#### Given request:
Your task is to retype, word for word, the lines from the start of the data through the line holding "const dosLabels = [0,0.5];". Do not include the pictures.

#### Provided material:
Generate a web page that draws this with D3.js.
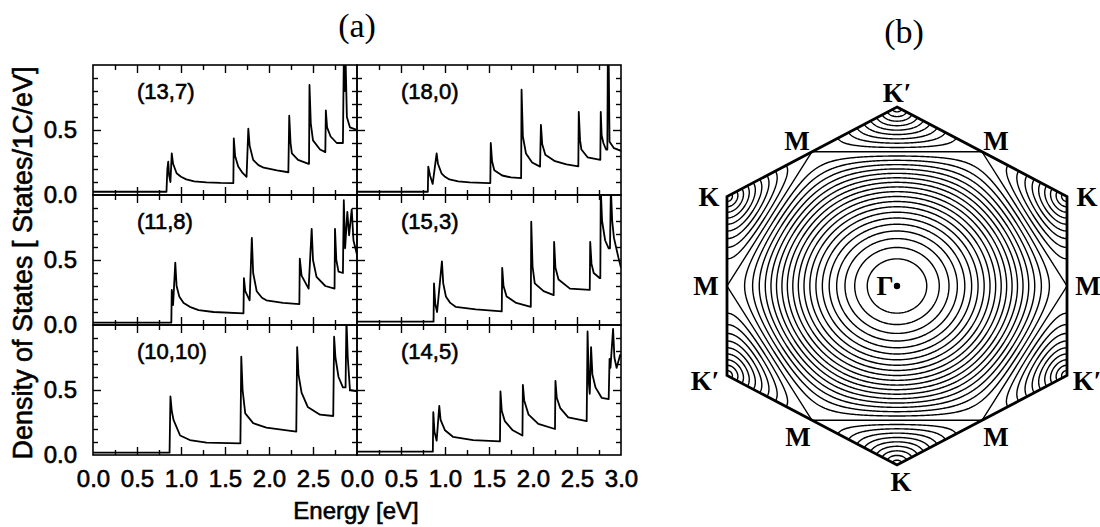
<!DOCTYPE html>
<html><head><meta charset="utf-8">
<script src="https://cdn.jsdelivr.net/npm/d3@7"></script>
<style>body{margin:0;background:#fff} svg{display:block;background:#fff}</style>
</head><body><svg id="c" width="1100" height="527"></svg>
<script>
// ---------------- DATA ----------------
const panelNames = ["(13,7)","(18,0)","(11,8)","(15,3)","(10,10)","(14,5)"];
const energyMajor = [0.5,1.0,1.5,2.0,2.5];
const energyMinor = [0.25,0.75,1.25,1.75,2.25,2.75];
const energyLabelsLeft = [0,0.5,1.0,1.5,2.0,2.5];
const energyLabelsRight = [0,0.5,1.0,1.5,2.0,2.5,3.0];
const dosMajor = [0.5];
const dosMinor = [0.1,0.2,0.3,0.4,0.6,0.7,0.8,0.9];
const dosLabels = [0,0.5];

const dos13_7 = [[0,0.025],[0.835,0.025],[0.845,0.2],[0.855,0.256],[0.865,0.15],[0.88,0.10],[0.895,0.32],[0.91,0.24],[0.95,0.167],[1.0,0.14],[1.06,0.12],[1.15,0.105],[1.29,0.097],[1.45,0.093],[1.595,0.092],[1.60,0.436],[1.615,0.30],[1.65,0.22],[1.70,0.17],[1.745,0.14],[1.765,0.51],[1.78,0.38],[1.82,0.27],[1.88,0.23],[1.94,0.21],[2.09,0.19],[2.22,0.175],[2.23,0.61],[2.245,0.40],[2.26,0.32],[2.33,0.27],[2.45,0.24],[2.455,0.24],[2.46,0.846],[2.475,0.55],[2.50,0.42],[2.58,0.35],[2.64,0.33],[2.646,0.65],[2.66,0.52],[2.70,0.45],[2.77,0.40],[2.84,0.40],[2.85,1.05],[2.865,0.80],[2.87,1.05],[2.885,0.60],[2.92,0.52],[3.0,0.50]];
const dos18_0 = [[0,0.025],[0.805,0.025],[0.81,0.218],[0.83,0.15],[0.86,0.085],[0.905,0.32],[0.92,0.24],[0.96,0.167],[1.0,0.14],[1.05,0.12],[1.15,0.105],[1.28,0.097],[1.50,0.092],[1.515,0.092],[1.52,0.40],[1.535,0.26],[1.56,0.19],[1.65,0.15],[1.75,0.135],[1.865,0.13],[1.87,0.81],[1.885,0.45],[1.92,0.32],[1.99,0.25],[2.08,0.218],[2.09,0.54],[2.105,0.39],[2.14,0.31],[2.25,0.26],[2.38,0.235],[2.515,0.22],[2.52,0.64],[2.535,0.42],[2.55,0.35],[2.62,0.29],[2.765,0.27],[2.77,0.64],[2.78,0.46],[2.80,0.40],[2.83,0.35],[2.845,0.35],[2.85,1.05],[2.86,1.05],[2.87,0.41],[2.92,0.36],[3.0,0.34]];
const dos11_8 = [[0,0.018],[0.89,0.018],[0.895,0.27],[0.91,0.154],[0.935,0.48],[0.95,0.30],[0.98,0.22],[1.03,0.17],[1.10,0.14],[1.2,0.115],[1.37,0.10],[1.71,0.09],[1.715,0.36],[1.73,0.26],[1.78,0.19],[1.805,0.67],[1.82,0.40],[1.86,0.26],[1.92,0.21],[1.97,0.19],[2.16,0.17],[2.345,0.16],[2.35,0.51],[2.37,0.38],[2.45,0.28],[2.485,0.74],[2.50,0.50],[2.54,0.37],[2.64,0.30],[2.745,0.28],[2.75,0.74],[2.765,0.50],[2.79,0.41],[2.84,0.40],[2.85,0.96],[2.865,0.59],[2.89,0.87],[2.91,0.69],[2.94,0.89],[2.96,0.65],[3.0,0.54]];
const dos15_3 = [[0,0.026],[0.87,0.026],[0.875,0.32],[0.89,0.16],[0.91,0.10],[0.965,0.49],[0.98,0.32],[1.01,0.22],[1.06,0.17],[1.12,0.14],[1.35,0.12],[1.645,0.105],[1.65,0.44],[1.665,0.30],[1.70,0.22],[1.81,0.17],[1.975,0.14],[1.98,0.795],[1.995,0.45],[2.02,0.32],[2.12,0.26],[2.235,0.23],[2.24,0.64],[2.255,0.44],[2.29,0.35],[2.42,0.28],[2.645,0.27],[2.65,0.64],[2.665,0.47],[2.69,0.40],[2.76,0.36],[2.765,0.36],[2.77,1.05],[2.785,0.80],[2.82,0.65],[2.86,0.59],[2.875,0.59],[2.885,1.05],[2.90,0.80],[2.92,0.67],[2.97,0.52],[3.0,0.44]];
const dos10_10 = [[0,0.018],[0.87,0.018],[0.88,0.45],[0.895,0.34],[0.915,0.27],[0.99,0.15],[1.10,0.115],[1.29,0.095],[1.675,0.09],[1.685,0.756],[1.70,0.50],[1.73,0.32],[1.82,0.245],[1.97,0.21],[2.31,0.18],[2.32,0.83],[2.335,0.62],[2.37,0.48],[2.44,0.37],[2.58,0.31],[2.73,0.30],[2.74,0.91],[2.755,0.75],[2.79,0.60],[2.84,0.52],[2.87,0.52],[2.88,1.05],[2.895,0.75],[2.92,0.50],[3.0,0.49]];
const dos14_5 = [[0,0.026],[0.862,0.026],[0.867,0.33],[0.88,0.18],[0.905,0.11],[0.935,0.377],[0.95,0.27],[1.00,0.19],[1.09,0.14],[1.32,0.115],[1.625,0.105],[1.63,0.49],[1.645,0.34],[1.68,0.26],[1.77,0.19],[1.88,0.15],[1.885,0.54],[1.90,0.42],[1.95,0.31],[2.06,0.24],[2.25,0.20],[2.255,0.57],[2.27,0.44],[2.31,0.36],[2.40,0.29],[2.61,0.26],[2.62,0.95],[2.635,0.55],[2.645,0.47],[2.66,0.83],[2.675,0.62],[2.71,0.52],[2.78,0.44],[2.86,0.43],[2.87,0.74],[2.88,0.67],[2.91,0.97],[2.925,0.75],[2.95,0.67],[2.99,0.77],[3.0,0.75]];
const dosSeries = [dos13_7, dos18_0, dos11_8, dos15_3, dos10_10, dos14_5];

// Brillouin zone (b)
const energyLevels = [0.1,0.2,0.3,0.4,0.5,0.6,0.7,0.8,0.9,1.1,1.2,1.3,1.4,1.5,1.6,1.7,1.8,1.9,2.0,2.1,2.2,2.3,2.4,2.5,2.6,2.7,2.8,2.9];
const cornerAngles = [90,30,-30,-90,-150,150];
const cornerNames = ["K\u2032","K","K\u2032","K","K\u2032","K"];
const edgeAngles = [60,0,-60,-120,180,120];
const edgeNames = ["M","M","M","M","M","M"];

// ---------------- DRAW ----------------
const svg = d3.select("#c");
const sans = "'Liberation Sans', Arial, Helvetica, sans-serif";
const serif = "'Liberation Serif', 'Times New Roman', serif";
const colX = [93,357], rowY = [65,195,325], pw = 264, ph = 130;
const heavy = s=>s.attr("stroke","#000").attr("stroke-width",0.6).attr("fill","#000");

dosSeries.forEach((data,i)=>{
  const col = i%2, row = Math.floor(i/2);
  const x = d3.scaleLinear().domain([0,3]).range([colX[col], colX[col]+pw]);
  const y = d3.scaleLinear().domain([0,1]).range([rowY[row]+ph, rowY[row]]);
  const g = svg.append("g");
  const cid = "clip"+i;
  svg.append("clipPath").attr("id",cid).append("rect")
    .attr("x",x(0)).attr("y",y(1)).attr("width",pw).attr("height",ph);
  g.append("path").datum(data).attr("clip-path",`url(#${cid})`)
    .attr("d", d3.line().x(d=>x(d[0])).y(d=>y(d[1])))
    .attr("fill","none").attr("stroke","#000").attr("stroke-width",1.8).attr("stroke-linejoin","round");
  const ax = (axis,tr)=>g.append("g").attr("transform",tr).call(axis)
      .call(s=>s.select(".domain").remove())
      .call(s=>s.selectAll("line").attr("stroke","#000").attr("stroke-width",1.4));
  ax(d3.axisBottom(x).tickValues(energyMajor).tickSize(-8).tickFormat(""), `translate(0,${y(0)})`);
  ax(d3.axisBottom(x).tickValues(energyMinor).tickSize(-5).tickFormat(""), `translate(0,${y(0)})`);
  ax(d3.axisTop(x).tickValues(energyMajor).tickSize(-8).tickFormat(""), `translate(0,${y(1)})`);
  ax(d3.axisTop(x).tickValues(energyMinor).tickSize(-5).tickFormat(""), `translate(0,${y(1)})`);
  ax(d3.axisLeft(y).tickValues(dosMajor).tickSize(-8).tickFormat(""), `translate(${x(0)},0)`);
  ax(d3.axisLeft(y).tickValues(dosMinor).tickSize(-5).tickFormat(""), `translate(${x(0)},0)`);
  ax(d3.axisRight(y).tickValues(dosMajor).tickSize(-8).tickFormat(""), `translate(${x(3)},0)`);
  ax(d3.axisRight(y).tickValues(dosMinor).tickSize(-5).tickFormat(""), `translate(${x(3)},0)`);
  g.append("rect").attr("x",x(0)).attr("y",y(1)).attr("width",pw).attr("height",ph)
    .attr("fill","none").attr("stroke","#000").attr("stroke-width",1.6);
  g.append("text").attr("x",x(0)+44).attr("y",y(1)+34).text(panelNames[i])
    .attr("font-family",sans).attr("font-size",22).call(heavy);
  if(row===2){
    g.append("g").attr("transform",`translate(0,${y(0)})`)
      .call(d3.axisBottom(x).tickValues(col===0?energyLabelsLeft:energyLabelsRight).tickSize(0).tickPadding(15).tickFormat(d3.format(".1f")))
      .call(s=>s.select(".domain").remove())
      .call(s=>s.selectAll("text").attr("font-family",sans).attr("font-size",24).call(heavy));
  }
  if(col===0){
    g.append("g").attr("transform",`translate(${x(0)},0)`)
      .call(d3.axisLeft(y).tickValues(dosLabels).tickSize(0).tickPadding(16).tickFormat(d3.format(".1f")))
      .call(s=>s.select(".domain").remove())
      .call(s=>s.selectAll("text").attr("font-family",sans).attr("font-size",24).call(heavy));
  }
});

svg.append("text").attr("x",356).attr("y",519).attr("text-anchor","middle")
  .attr("font-family",sans).attr("font-size",24).text("Energy [eV]").call(heavy);
svg.append("text").attr("transform","translate(32,263) rotate(-90)").attr("text-anchor","middle")
  .attr("font-family",sans).attr("font-size",27).text("Density of States [ States/1C/eV]").call(heavy);
svg.append("text").attr("x",357).attr("y",37).attr("text-anchor","middle")
  .attr("font-family",serif).attr("font-size",34).text("(a)");
svg.append("text").attr("x",904).attr("y",43).attr("text-anchor","middle")
  .attr("font-family",serif).attr("font-size",34).text("(b)");

// ---- Brillouin zone contour plot ----
const kM = 2*Math.PI/Math.sqrt(3), kK = 4*Math.PI/3;
const kx = d3.scaleLinear().domain([-kM,kM]).range([727,1067]);
const ky = d3.scaleLinear().domain([-kK,kK]).range([465,107]);
const gx0 = 712, gy0 = 92, nx = 372, ny = 390;
const vals = new Float64Array(nx*ny);
const s3 = Math.sqrt(3);
for(let j=0;j<ny;j++){
  for(let i=0;i<nx;i++){
    const X = kx.invert(gx0+i), Y = ky.invert(gy0+j);
    const c1 = X*s3/2 + Y/2, c2 = X*s3/2 - Y/2, c3 = Y;
    vals[j*nx+i] = Math.sqrt(Math.max(0, 3+2*Math.cos(c1)+2*Math.cos(c2)+2*Math.cos(c3)));
  }
}
const contours = d3.contours().size([nx,ny]).thresholds(energyLevels)(vals);
const proj = d3.geoTransform({point(px,py){ this.stream.point(gx0+px-0.5, gy0+py-0.5); }});
const gpath = d3.geoPath(proj);
const rad = a=>a*Math.PI/180;
const corners = cornerAngles.map(a=>[kx(kK*Math.cos(rad(a))), ky(kK*Math.sin(rad(a)))]);
const edges = edgeAngles.map(a=>[kx(kM*Math.cos(rad(a))), ky(kM*Math.sin(rad(a)))]);
svg.append("clipPath").attr("id","hexclip").append("polygon").attr("points",corners.map(p=>p.join(",")).join(" "));
const bz = svg.append("g");
bz.append("g").attr("clip-path","url(#hexclip)").selectAll("path").data(contours).join("path")
  .attr("d",gpath).attr("fill","none").attr("stroke","#000").attr("stroke-width",1.4);
bz.append("polygon").attr("points",edges.map(p=>p.join(",")).join(" "))
  .attr("fill","none").attr("stroke","#000").attr("stroke-width",1.4);
bz.append("polygon").attr("points",corners.map(p=>p.join(",")).join(" "))
  .attr("fill","none").attr("stroke","#000").attr("stroke-width",2.8).attr("stroke-linejoin","miter");
// Labels
const cornerOff = [[0,-14],[20,0],[20,5],[4,17],[-22,5],[-18,0]];
const edgeOff = [[14,-11],[21,0],[14,17],[-14,17],[-21,0],[-15,-11]];
const lbl = (x,y,t)=>bz.append("text").attr("x",x).attr("y",y)
  .attr("text-anchor","middle").attr("dominant-baseline","central")
  .attr("font-family",serif).attr("font-weight","bold").attr("font-size",27).text(t);
corners.forEach((p,i)=>lbl(p[0]+cornerOff[i][0], p[1]+cornerOff[i][1], cornerNames[i]));
edges.forEach((p,i)=>lbl(p[0]+edgeOff[i][0], p[1]+edgeOff[i][1], edgeNames[i]));
bz.append("circle").attr("cx",kx(0)).attr("cy",ky(0)).attr("r",3.2).attr("fill","#000");
lbl(kx(0)-12, ky(0), "\u0393");
</script></body></html>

#### Task solution:
Generate a web page that draws this with D3.js.
<!DOCTYPE html>
<html><head><meta charset="utf-8">
<script src="https://cdn.jsdelivr.net/npm/d3@7"></script>
<style>body{margin:0;background:#fff} svg{display:block;background:#fff}</style>
</head><body><svg id="c" width="1100" height="527"></svg>
<script>
// ---------------- DATA ----------------
const panelNames = ["(13,7)","(18,0)","(11,8)","(15,3)","(10,10)","(14,5)"];
const energyMajor = [0.5,1.0,1.5,2.0,2.5];
const energyMinor = [0.25,0.75,1.25,1.75,2.25,2.75];
const energyLabelsLeft = [0,0.5,1.0,1.5,2.0,2.5];
const energyLabelsRight = [0,0.5,1.0,1.5,2.0,2.5,3.0];
const dosMajor = [0.5];
const dosMinor = [0.1,0.2,0.3,0.4,0.6,0.7,0.8,0.9];
const dosLabels = [0,0.5];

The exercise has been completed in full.